All lines in the data bearing the string "Output" should be identified and copied.

━━━━━ Supplied records

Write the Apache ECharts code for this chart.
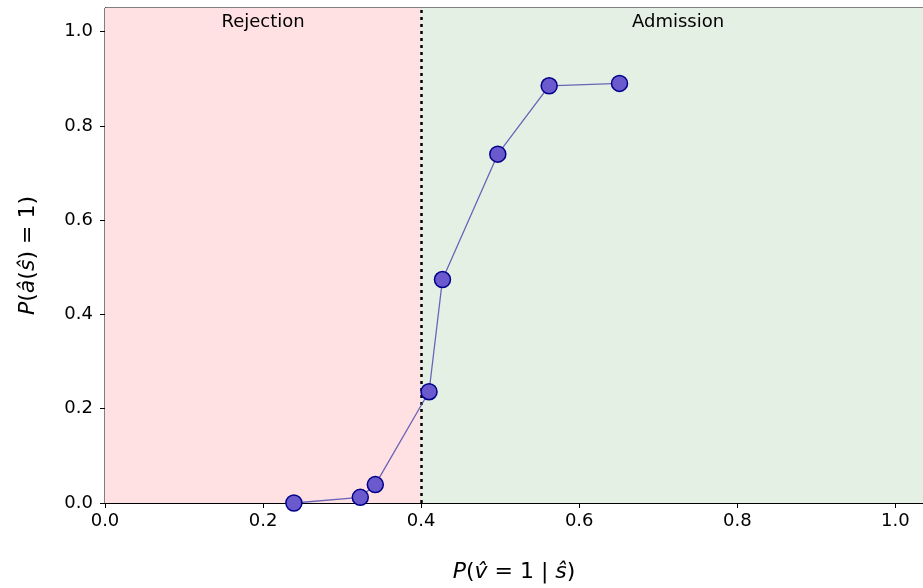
<!DOCTYPE html>
<html><head><meta charset="utf-8">
<script src="https://cdn.jsdelivr.net/npm/echarts@6/dist/echarts.min.js"></script>
<style>html,body{margin:0;padding:0;background:#fff}#c{width:923px;height:588px}</style>
</head><body><div id="c"></div>
<script>
const xValues = [0.239, 0.323, 0.342, 0.410, 0.427, 0.497, 0.562, 0.651];
const yValues = [0.000, 0.012, 0.039, 0.236, 0.474, 0.740, 0.885, 0.890];
const threshold = 0.4;
const regionLabels = ['Rejection', 'Admission'];
const xTicks = [0, 0.2, 0.4, 0.6, 0.8, 1.0];
const yTicks = [0, 0.2, 0.4, 0.6, 0.8, 1.0];
const xMax = 1.035, yMax = 1.05;

const chart = echarts.init(document.getElementById('c'), null, {renderer: 'canvas'});
const fmt = v => {
  const ok = xTicks.concat(yTicks).some(t => Math.abs(t - v) < 1e-6);
  return ok ? v.toFixed(1) : '';
};
const font = 'DejaVu Sans';
const rich = {i: {fontStyle: 'italic', fontSize: 22, fontFamily: font, color: '#000'}, n: {fontSize: 22, fontFamily: font, color: '#000'}};
chart.setOption({
  animation: false,
  grid: {left: 105, right: 0, top: 8, bottom: 85, show: true, borderColor: '#000', borderWidth: 1, backgroundColor: 'transparent'},
  xAxis: {
    type: 'value', min: 0, max: xMax, interval: 0.2,
    splitLine: {show: false},
    axisLine: {show: true, onZero: false, lineStyle: {color: '#000', width: 1}},
    axisTick: {show: true, length: 5, lineStyle: {color: '#000'}},
    axisLabel: {formatter: fmt, color: '#000', fontSize: 18, fontFamily: font, margin: 9, showMaxLabel: false},
    nameLocation: 'middle', nameGap: 58,
    name: '{i|P}{n|(}{i|v̂}{n| = 1 | }{i|ŝ}{n|)}',
    nameTextStyle: {rich}
  },
  yAxis: {
    type: 'value', min: 0, max: yMax, interval: 0.2,
    splitLine: {show: false},
    axisLine: {show: true, onZero: false, lineStyle: {color: '#000', width: 1}},
    axisTick: {show: true, length: 5, lineStyle: {color: '#000'}},
    axisLabel: {formatter: fmt, color: '#000', fontSize: 18, fontFamily: font, margin: 12, showMaxLabel: false},
    nameLocation: 'middle', nameGap: 66, nameRotate: 90,
    name: '{i|P}{n|(}{i|â}{n|(}{i|ŝ}{n|) = 1)}',
    nameTextStyle: {rich}
  },
  series: [{
    type: 'line',
    data: xValues.map((x, i) => [x, yValues[i]]),
    symbol: 'circle', symbolSize: 16,
    lineStyle: {color: 'rgba(80,76,175,0.85)', width: 1.3},
    itemStyle: {color: '#6a5acd', borderColor: '#00008b', borderWidth: 1.5},
    z: 5,
    markArea: {
      silent: true,
      data: [
        [{xAxis: 0, itemStyle: {color: '#ffe1e3'}, label: {show: true, formatter: regionLabels[0], position: 'insideTop', distance: 5, color: '#000', fontSize: 18, fontFamily: font}}, {xAxis: threshold}],
        [{xAxis: threshold, itemStyle: {color: '#e4f0e4'}, label: {show: true, formatter: regionLabels[1], position: 'insideTop', distance: 5, offset: [6, 0], color: '#000', fontSize: 18, fontFamily: font}}, {xAxis: xMax}]
      ]
    },
    markLine: {
      silent: true, symbol: 'none', label: {show: false},
      lineStyle: {color: '#000', type: [3, 4], width: 2.5},
      data: [{xAxis: threshold}]
    }
  }]
});
</script></body></html>
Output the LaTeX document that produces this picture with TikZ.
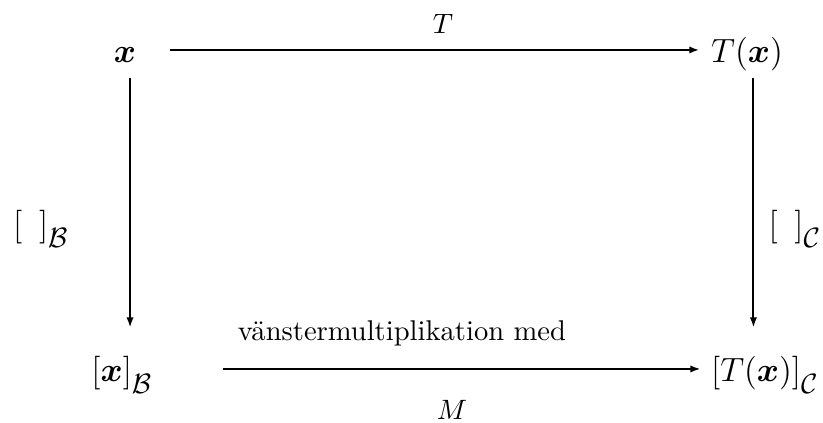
\documentclass[tikz,border=0pt]{standalone}
\usepackage{amsmath,amssymb}
\usetikzlibrary{arrows.meta}
\newcommand{\lowsub}[3]{\raisebox{#1}{#2$\mathcal{#3}$}}
\begin{document}
\begin{tikzpicture}[x=0.357pt,y=-0.357pt,
 mnode/.style={inner sep=0pt, anchor=base, font=\large, text height=11pt, text depth=2.4pt},
 lbl/.style={inner sep=0pt, anchor=base},
 side/.style={inner sep=0pt, anchor=base, font=\large},
 arr/.style={line width=0.7pt, -{Latex[length=3.6pt,width=2.6pt]}}]
\useasboundingbox (0,0) rectangle (823,422);
% main nodes
\node[mnode] (x) at (125,62) {$\boldsymbol{x}$};
\node[mnode] (Tx) at (747,62) {$T(\boldsymbol{x})$};
\node[mnode] (xB) at (122,381) {$[\boldsymbol{x}]_{\lowsub{-2.6pt}{\normalsize}{B}}$};
\node[mnode] (TxC) at (765,381) {$[T(\boldsymbol{x})]_{\lowsub{-2.6pt}{\normalsize}{C}}$};
% labels
\node[lbl] (lT) at (443,33) {$T$};
\node[lbl,font=\fontsize{10.2}{12}\selectfont] (lV) at (402,340) {vänstermultiplikation med};
\node[lbl] (lM) at (452,419) {$M$};
\node[side] (lB) at (41,235) {$[\hspace{6pt}]_{\lowsub{-2.6pt}{\normalsize}{B}}$};
\node[side] (lC) at (795,235) {$[\hspace{6pt}]_{\lowsub{-2.6pt}{\normalsize}{C}}$};
% arrows
\draw[arr, shorten <=11.8pt, shorten >=4pt] (x.east) -- (Tx.west);
\draw[arr, shorten <=25pt, shorten >=3.6pt] (xB.east) -- (TxC.west);
\draw[arr, shorten <=3pt, shorten >=7.9pt] ([xshift=1.8pt]x.south) -- ([xshift=1.8pt]x.south |- xB.north);
\draw[arr, shorten <=3pt, shorten >=7.9pt] ([xshift=2.3pt]Tx.south) -- ([xshift=2.3pt]Tx.south |- TxC.north);
\end{tikzpicture}
\end{document}
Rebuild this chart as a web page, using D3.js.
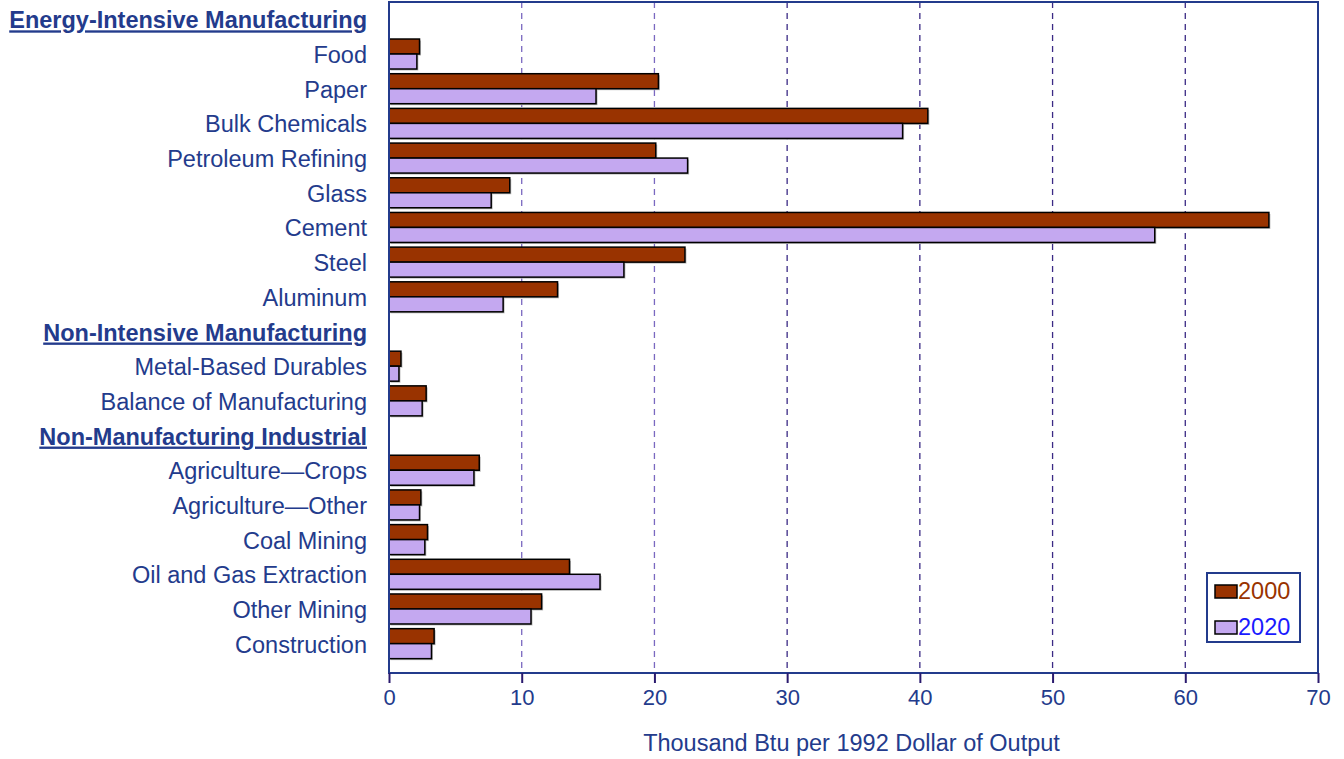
<!DOCTYPE html>
<html>
<head>
<meta charset="utf-8">
<script src="https://cdn.jsdelivr.net/npm/d3@7"></script>
<style>
body { margin: 0; background: #fff; }
svg { display: block; font-family: Arial, "Liberation Sans", sans-serif; }
</style>
</head>
<body>
<svg width="1344" height="759"></svg>
<script>
// rows, top to bottom; headers have no values
var rows = [
	"Energy-Intensive Manufacturing", "Food", "Paper", "Bulk Chemicals", "Petroleum Refining",
	"Glass", "Cement", "Steel", "Aluminum",
	"Non-Intensive Manufacturing", "Metal-Based Durables", "Balance of Manufacturing",
	"Non-Manufacturing Industrial", "Agriculture\u2014Crops", "Agriculture\u2014Other", "Coal Mining",
	"Oil and Gas Extraction", "Other Mining", "Construction"
]
var headers = ["Energy-Intensive Manufacturing", "Non-Intensive Manufacturing", "Non-Manufacturing Industrial"]
var values2000 = [null, 2.3, 20.3, 40.6, 20.1, 9.1, 66.3, 22.3, 12.7, null, 0.9, 2.8, null, 6.8, 2.4, 2.9, 13.6, 11.5, 3.4]
var values2020 = [null, 2.1, 15.6, 38.7, 22.5, 7.7, 57.7, 17.7, 8.6, null, 0.75, 2.5, null, 6.4, 2.3, 2.7, 15.9, 10.7, 3.2]
var xTicks = [0, 10, 20, 30, 40, 50, 60, 70]
var series = ["2000", "2020"]

var svg = d3.select("svg")
var navy = "#233b8c"
var fills = { "2000": "#993300", "2020": "#c4a8f0" }
var legendText = { "2000": "#993300", "2020": "#1a1aff" }
var fs = 23.5

var x = d3.scaleLinear().domain([0, 70]).range([389, 1318])
var y = d3.scaleBand().domain(rows).range([2, 661])
var axisY = 673

// gridlines
svg.append("g")
	.selectAll("line")
	.data(xTicks.filter(d => d > 0 && d < 70))
	.enter()
	.append("line")
	.attr("x1", d => x(d)).attr("x2", d => x(d))
	.attr("y1", 2).attr("y2", axisY)
	.attr("stroke", d => d >= 30 ? "#3b2a85" : "#7a68c0")
	.attr("stroke-width", 1.3)
	.attr("stroke-dasharray", "6,5")

// bars
var barH = 15
var bars = []
rows.forEach(function (r, i) {
	if (values2000[i] == null) return
	bars.push({ row: r, s: "2000", v: values2000[i], off: -barH })
	bars.push({ row: r, s: "2020", v: values2020[i], off: 0 })
})
var cy = r => y(r) + y.bandwidth() / 2

// shadow
svg.append("g")
	.selectAll("rect")
	.data(bars)
	.enter()
	.append("rect")
	.attr("x", x(0) + 1.5)
	.attr("y", d => cy(d.row) + d.off + 1.5)
	.attr("width", d => x(d.v) - x(0))
	.attr("height", barH)
	.attr("fill", "#bbb")

svg.append("g")
	.selectAll("rect")
	.data(bars)
	.enter()
	.append("rect")
	.attr("x", x(0))
	.attr("y", d => cy(d.row) + d.off)
	.attr("width", d => x(d.v) - x(0))
	.attr("height", barH)
	.attr("fill", d => fills[d.s])
	.attr("stroke", "#000")
	.attr("stroke-width", 1.5)

// frame
svg.append("rect")
	.attr("x", x(0)).attr("y", 2)
	.attr("width", x(70) - x(0)).attr("height", axisY - 2)
	.attr("fill", "none")
	.attr("stroke", navy)
	.attr("stroke-width", 2)

// x axis
var xAxis = svg.append("g")
	.attr("transform", "translate(0," + axisY + ")")
	.call(d3.axisBottom(x).tickValues(xTicks).tickSize(10).tickPadding(6))
xAxis.select(".domain").remove()
xAxis.selectAll(".tick line").attr("stroke", "#2a1a6e").attr("stroke-width", 2)
xAxis.selectAll(".tick text")
	.attr("fill", navy)
	.attr("font-size", 22)
	.attr("font-family", "Arial, 'Liberation Sans', sans-serif")

svg.append("text")
	.attr("x", (x(0) + x(70)) / 2 - 2)
	.attr("y", 751)
	.attr("text-anchor", "middle")
	.attr("fill", navy)
	.attr("font-size", fs)
	.text("Thousand Btu per 1992 Dollar of Output")

// row labels
svg.append("g")
	.selectAll("text")
	.data(rows)
	.enter()
	.append("text")
	.attr("x", 367)
	.attr("y", d => cy(d) + 9)
	.attr("text-anchor", "end")
	.attr("fill", navy)
	.attr("font-size", fs)
	.attr("font-weight", d => headers.includes(d) ? "bold" : null)
	.attr("text-decoration", d => headers.includes(d) ? "underline" : null)
	.text(d => d)

// legend
var lg = svg.append("g").attr("transform", "translate(1207,573)")
lg.append("rect")
	.attr("width", 93).attr("height", 69)
	.attr("fill", "#fff")
	.attr("stroke", navy)
	.attr("stroke-width", 2)
series.forEach(function (s, i) {
	var yy = 18 + i * 36
	lg.append("rect")
		.attr("x", 8).attr("y", yy - 6)
		.attr("width", 22).attr("height", 13)
		.attr("fill", fills[s])
		.attr("stroke", "#000")
		.attr("stroke-width", 1.5)
	lg.append("text")
		.attr("x", 31).attr("y", yy + 8)
		.attr("fill", legendText[s])
		.attr("font-size", fs)
		.text(s)
})
</script>
</body>
</html>
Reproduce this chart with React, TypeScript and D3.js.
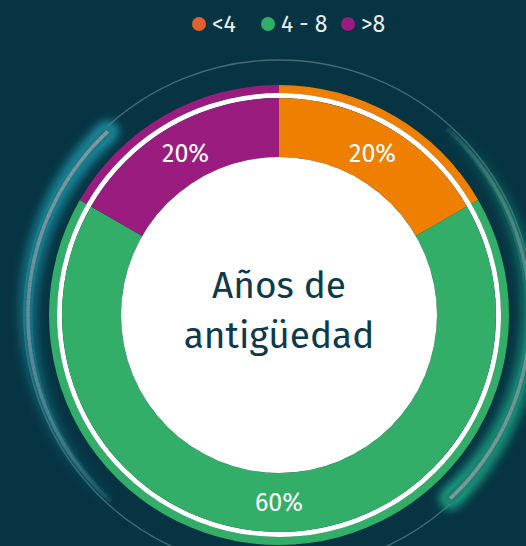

━━━━━━━━━━

▶ Answer to this exercise
Output the LaTeX document that produces this picture with TikZ.
	.text("Thousand Btu per 1992 Dollar of Output")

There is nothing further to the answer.